= Yuan Jai =

Yuan Jai (袁旃; born 1941) is a visual artist based in Taiwan. She is known for her experimentation with representation in Chinese ink painting. The artist studied Chinese painting and received her doctorate in Belgium, focusing on the preservation of cultural artifacts. After she returned to Taiwan, she worked as a conservator in the Department of Antiquities at the National Palace Museum in Taipei for more than thirty years. Her artistic career started to flourish as she was surrounded by Chinese old masters' paintings, jades, textiles, and ceramics at the museum. Her work draws from antique prototypes and masters' paintings, and interprets visual traditions by incorporating geometric patterns, vibrant colors, and daily experiences.

== Education ==
Yuan Jai was born in Chongqing, Sichuan.

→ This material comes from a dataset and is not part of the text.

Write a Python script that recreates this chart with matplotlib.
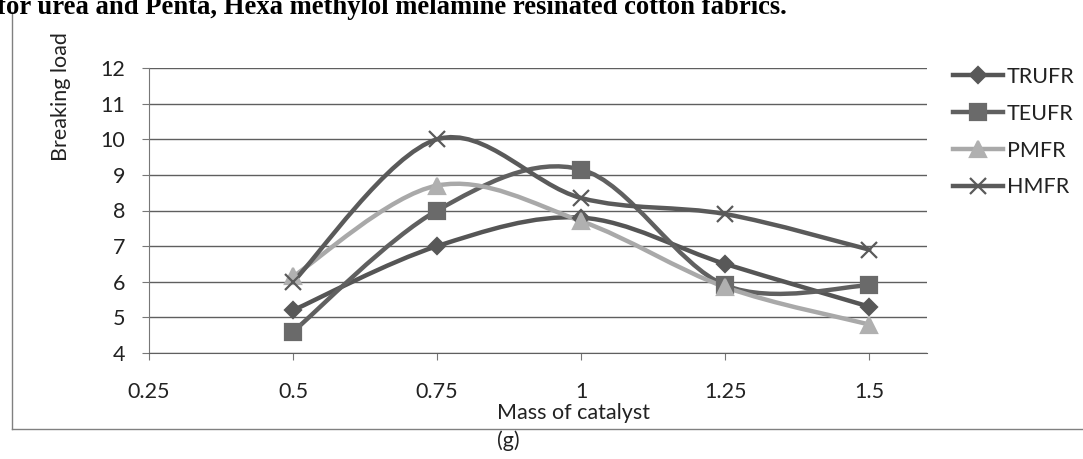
import numpy as np
import matplotlib
matplotlib.use('Agg')
import matplotlib.pyplot as plt
from matplotlib.path import Path
from matplotlib.patches import PathPatch
from matplotlib.lines import Line2D

plt.rcParams['font.family'] = ['Lato', 'DejaVu Sans']

# data
mass = [0.5, 0.75, 1.0, 1.25, 1.5]
trufr = [5.2, 7.0, 7.8, 6.5, 5.3]
teufr = [4.6, 8.0, 9.15, 5.9, 5.9]
pmfr = [6.15, 8.7, 7.7, 5.85, 4.8]
hmfr = [6.0, 10.0, 8.35, 7.9, 6.9]

x_ticks = [0.25, 0.5, 0.75, 1, 1.25, 1.5]
x_tick_labels = ['0.25', '0.5', '0.75', '1', '1.25', '1.5']
y_ticks = list(range(4, 13))

W, H = 1083, 459


def smooth_path(xs, ys):
    # excel-like smoothed line: catmull-rom segments as cubic beziers
    p = np.column_stack([xs, ys]).astype(float)
    n = len(p)
    verts = [p[0]]
    codes = [Path.MOVETO]
    for i in range(n - 1):
        p0 = p[i - 1] if i > 0 else p[i]
        p3 = p[i + 2] if i + 2 < n else p[i + 1]
        c1 = p[i] + (p[i + 1] - p0) / 6.0
        c2 = p[i + 1] - (p3 - p[i]) / 6.0
        verts += [c1, c2, p[i + 1]]
        codes += [Path.CURVE4] * 3
    return Path(verts, codes)


fig = plt.figure(figsize=(W / 100, H / 100), dpi=100)
ax = fig.add_axes([149 / W, 1 - 353 / H, (927 - 149) / W, (353 - 68) / H])

series = [
    ('TRUFR', trufr, '#555555', 'D', 8.5, '#585858'),
    ('TEUFR', teufr, '#606060', 's', 11.5, '#6a6a6a'),
    ('PMFR', pmfr, '#a9a9a9', '^', 11, '#b0b0b0'),
    ('HMFR', hmfr, '#5a5a5a', 'x', 12, '#5a5a5a'),
]

handles = []
for name, vals, col, mk, ms, mcol in series:
    ax.add_patch(PathPatch(smooth_path(mass, vals), facecolor='none',
                           edgecolor=col, lw=3.2, zorder=3, capstyle='round'))
    ax.plot(mass, vals, linestyle='none', marker=mk, ms=ms, color=mcol,
            markeredgecolor=mcol, markeredgewidth=1.6, zorder=4)
    handles.append(Line2D([], [], color=col, lw=3.2, marker=mk, ms=ms,
                          markerfacecolor=mcol, markeredgecolor=mcol,
                          markeredgewidth=1.6, label=name))

ax.set_xlim(0.25, 1.6)
ax.set_ylim(4, 12)
ax.set_xticks(x_ticks)
ax.set_xticklabels(x_tick_labels)
ax.set_yticks(y_ticks)
ax.yaxis.grid(True, color='#5f5f5f', lw=1.0)
ax.set_axisbelow(True)

for s in ['top', 'right']:
    ax.spines[s].set_visible(False)
ax.spines['left'].set_color('#777777')
ax.spines['bottom'].set_color('#5f5f5f')
ax.tick_params(axis='y', length=5, color='#777777', labelsize=15.5,
               labelcolor='#222222', pad=12)
ax.tick_params(axis='x', length=5, color='#777777', labelsize=15.5,
               labelcolor='#222222', pad=16)

ax.set_ylabel('Breaking load', fontsize=15.5, color='#222222', va='center')
ax.yaxis.set_label_coords((61 - 149) / (927 - 149), (353 - 97) / (353 - 68))
ax.set_xlabel('Mass of catalyst\n(g)', fontsize=15.5, color='#222222',
              ha='left', va='center', multialignment='left', linespacing=1.45)
ax.xaxis.set_label_coords((497 - 149) / (927 - 149), (353 - 427) / (353 - 68))

leg = ax.legend(handles=handles, loc='upper left',
                bbox_to_anchor=(953 / W, 1 - 67 / H),
                bbox_transform=fig.transFigure, frameon=False,
                fontsize=15.5, handlelength=2.3, handletextpad=0.2,
                labelspacing=0.78, borderpad=0, borderaxespad=0)
for t in leg.get_texts():
    t.set_color('#222222')

# chart frame (left and bottom edges visible on the scan)
fig.add_artist(Line2D([12 / W, 12 / W], [1 - 12 / H, 1 - 429 / H],
                      color='#808080', lw=1.0))
fig.add_artist(Line2D([12 / W, 1.0], [1 - 429 / H, 1 - 429 / H],
                      color='#808080', lw=1.0))

# page text above the chart, cut off by the crop
fig.text(-3 / W, 1 - 14 / H,
         'for urea and Penta, Hexa methylol melamine resinated cotton fabrics.',
         fontsize=19.2, fontweight='bold', family='Liberation Serif',
         ha='left', va='baseline', color='black')

fig.savefig('out.png', dpi=100)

She studied with Chinese Painting maters Pu Xinyu and Huang Yun-bi at the Department of Art, Taiwan Provincial Normal University (now Department of Fine Arts, National Taiwan Normal University), and then moved to Belgium where she received her master's degree in Archeologie et Histoire de l'Art from Université Catholique de Louvain in 1966. In 1968, she received her doctorate from the Institut Royal du Patrimoine Artistique (IRPA) for the Preservation of Cultural Artifacts. Her studies of Art Deco, Art Nouveau, Cubism, and Surrealism have a fundamental influence on her work.

== Works ==
In her work, Yuan uses bright mineral pigments (e.g. malachite powder for green and lapis powder for blue) to depict blue-and-green landscapes. Her visual language integrates forms from China's artistic heritage, European paintings she studied for her doctorate, as well as her personal, daily experiences. She uses elements of classical Chinese arts but does not follow the prescribed rules of this tradition. She interprets Chinese art in a transnational fashion and therefore challenges art historical canons that depend on Euro-American centers. Yuan Jai did not resume her painting practice until her forties. Since picking up her painting brush again in 1987, Yuan Jai has attempted to find innovative methods of Chinese painting by using the tradition as the foundation, and incorporating the skills and concepts she has encountered and absorbed in the course of her multiple life experiences.

== Exhibitions ==
Yuan Jai's recent solo exhibitions include Yuan Jai, Center Pompidou, Paris, 2020; and A Visionary Mind: The Art of Yuan Jai in a Quarter-Century, Kaohsiung Museum of Fine Arts, Kaohsiung, 2012. She also recently participated in the exhibitions The Weight of Lightness: Ink Art at M+, M+ Pavilion, West Kowloon Cultural District, Hong Kong, 2017; Memories Interwoven and Overlapped, Post-Martial Law Era Ink Painting in Taiwan, National Taiwan Museum of Fine Arts, Taichung, 2017; Majestic Island – The Development of Modern Art in Taiwan (1911-2011), The National Art Museum of China, Beijing; China Art Museum, Shanghai, 2012; and Future Pass – From Asia to the World, Collateral Event of the 54th Venice Biennale, Venice, 2011.